=== Short problem ===
The lines to extract run from the first line of the material below to the line containing "58], [553, 50]];", both included; leave the pictures behind.

=== Supplied data ===
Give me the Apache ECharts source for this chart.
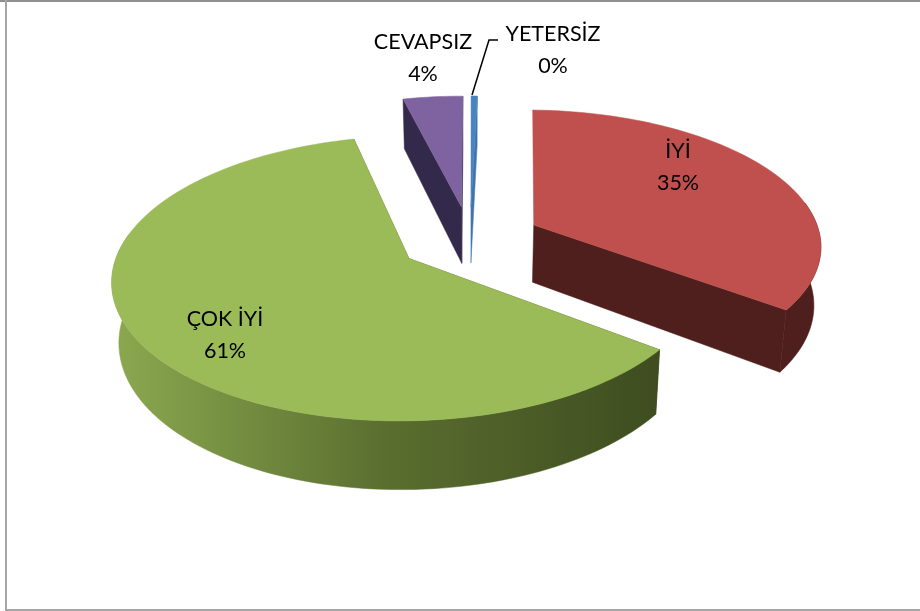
<!DOCTYPE html>
<html><head><meta charset="utf-8">
<style>html,body{margin:0;padding:0;background:#fff}#c{width:920px;height:611px}</style>
<script src="https://cdn.jsdelivr.net/npm/echarts@6/dist/echarts.min.js"></script>
</head><body><div id="c"></div>
<script>
const categories = ['İYİ', 'ÇOK İYİ', 'CEVAPSIZ', 'YETERSİZ'];
const shares = [34.8, 60.9, 3.9, 0.4];

const topColors = ['#bf504d', '#9bbb59', '#7f63a1', '#4a84c0'];
const greenWall = [[0, '#8ba950'], [0.5, '#5a6e2f'], [1, '#3e4c1f']];
const wallColors = ['#4e1f1d', null, '#33294b', '#3f74ad'];
const labelAnchors = [[678, 167], [225, 335], [423, 58], [553, 50]];

// projection of the tilted disc
const V = {cx: 470, cy: 239.5, rx: 287.5, ry: 134.5, depth: 58, persp: 0.137, explode: 0.25, start: 1.5, shrink: 0.02,
  rimFrom: 80, rimTo: 280};
const total = shares.reduce((a, b) => a + b, 0);
const rad = d => d * Math.PI / 180;
function project(X, Y, z) {
  const w = 1 - V.persp * Y;
  const s = 1 - V.shrink * z / V.depth;
  return [V.cx + s * V.rx * X / w, V.cy + (V.ry * Y + z) / w];
}
function renderSlice(params, api) {
  const i = params.dataIndex;
  const before = shares.slice(0, i).reduce((a, b) => a + b, 0);
  const a0 = V.start + before / total * 360;
  const a1 = a0 + api.value(0) / total * 360;
  const mid = rad((a0 + a1) / 2);
  const ox = V.explode * Math.sin(mid), oy = -V.explode * Math.cos(mid);
  const at = (deg, z) => project(ox + Math.sin(rad(deg)), oy - Math.cos(rad(deg)), z);
  const arc = (from, to, z) => {
    const pts = [], n = Math.max(2, Math.ceil((to - from) / 1.5));
    for (let k = 0; k <= n; k++) pts.push(at(from + (to - from) * k / n, z));
    return pts;
  };
  const apexTop = project(ox, oy, 0), apexBot = project(ox, oy, V.depth);
  const wallFill = wallColors[i] || {
    type: 'linear', x: 112, y: 0, x2: 660, y2: 0, global: true,
    colorStops: greenWall.map(s => ({offset: s[0], color: s[1]}))
  };
  const face = pts => ({type: 'polygon', silent: true, shape: {points: pts},
    style: {fill: wallFill, stroke: wallFill, lineWidth: 0.5}});
  const lab = labelAnchors[i];
  const children = [];
  // a cut face seen edge-on would only leave a dark sliver beside the top
  if (Math.abs(at(a0, 0)[0] - apexTop[0]) > 3) children.push(face([apexTop, at(a0, 0), at(a0, V.depth), apexBot]));
  children.push(face([apexTop, at(a1, 0), at(a1, V.depth), apexBot]));
  // only the part of the rim that faces the viewer
  const r0 = Math.max(a0, V.rimFrom), r1 = Math.min(a1, V.rimTo);
  if (r1 > r0) children.push(face(arc(r0, r1, 0).concat(arc(r0, r1, V.depth).reverse())));
  children.push(
    {type: 'polygon', silent: true, shape: {points: [apexTop].concat(arc(a0, a1, 0))},
      style: {fill: topColors[i], stroke: topColors[i], lineWidth: 0.5}},
    {type: 'text', silent: true, z2: 10, x: lab[0], y: lab[1], style: {
      text: categories[i] + '\n' + Math.round(api.value(0)) + '%',
      font: '21.5px Lato', fill: '#000', align: 'center', verticalAlign: 'middle', lineHeight: 32.5}}
  );
  return {type: 'group', children};
}
const chart = echarts.init(document.getElementById('c'), null, {renderer: 'canvas'});
chart.setOption({
  animation: false,
  backgroundColor: '#ffffff',
  graphic: [
    {type: 'rect', silent: true, shape: {x: 0, y: 0, width: 920, height: 2}, style: {fill: '#8f8f8f'}},
    {type: 'rect', silent: true, shape: {x: 5, y: 0, width: 2, height: 611}, style: {fill: '#a6a6a6'}},
    {type: 'rect', silent: true, shape: {x: 5, y: 609, width: 915, height: 2}, style: {fill: '#a6a6a6'}},
    {type: 'polyline', silent: true, shape: {points: [[472, 95], [489, 40], [498, 40]]},
      style: {stroke: '#000', lineWidth: 1.5, fill: 'none'}}
  ],
  series: [{type: 'custom', coordinateSystem: 'none', renderItem: renderSlice, data: shares.map(v => [v]), silent: true}]
});
</script></body></html>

=== Response below ===
Give me the Apache ECharts source for this chart.
<!DOCTYPE html>
<html><head><meta charset="utf-8">
<style>html,body{margin:0;padding:0;background:#fff}#c{width:920px;height:611px}</style>
<script src="https://cdn.jsdelivr.net/npm/echarts@6/dist/echarts.min.js"></script>
</head><body><div id="c"></div>
<script>
const categories = ['İYİ', 'ÇOK İYİ', 'CEVAPSIZ', 'YETERSİZ'];
const shares = [34.8, 60.9, 3.9, 0.4];

const topColors = ['#bf504d', '#9bbb59', '#7f63a1', '#4a84c0'];
const greenWall = [[0, '#8ba950'], [0.5, '#5a6e2f'], [1, '#3e4c1f']];
const wallColors = ['#4e1f1d', null, '#33294b', '#3f74ad'];
const labelAnchors = [[678, 167], [225, 335], [423, 58], [553, 50]];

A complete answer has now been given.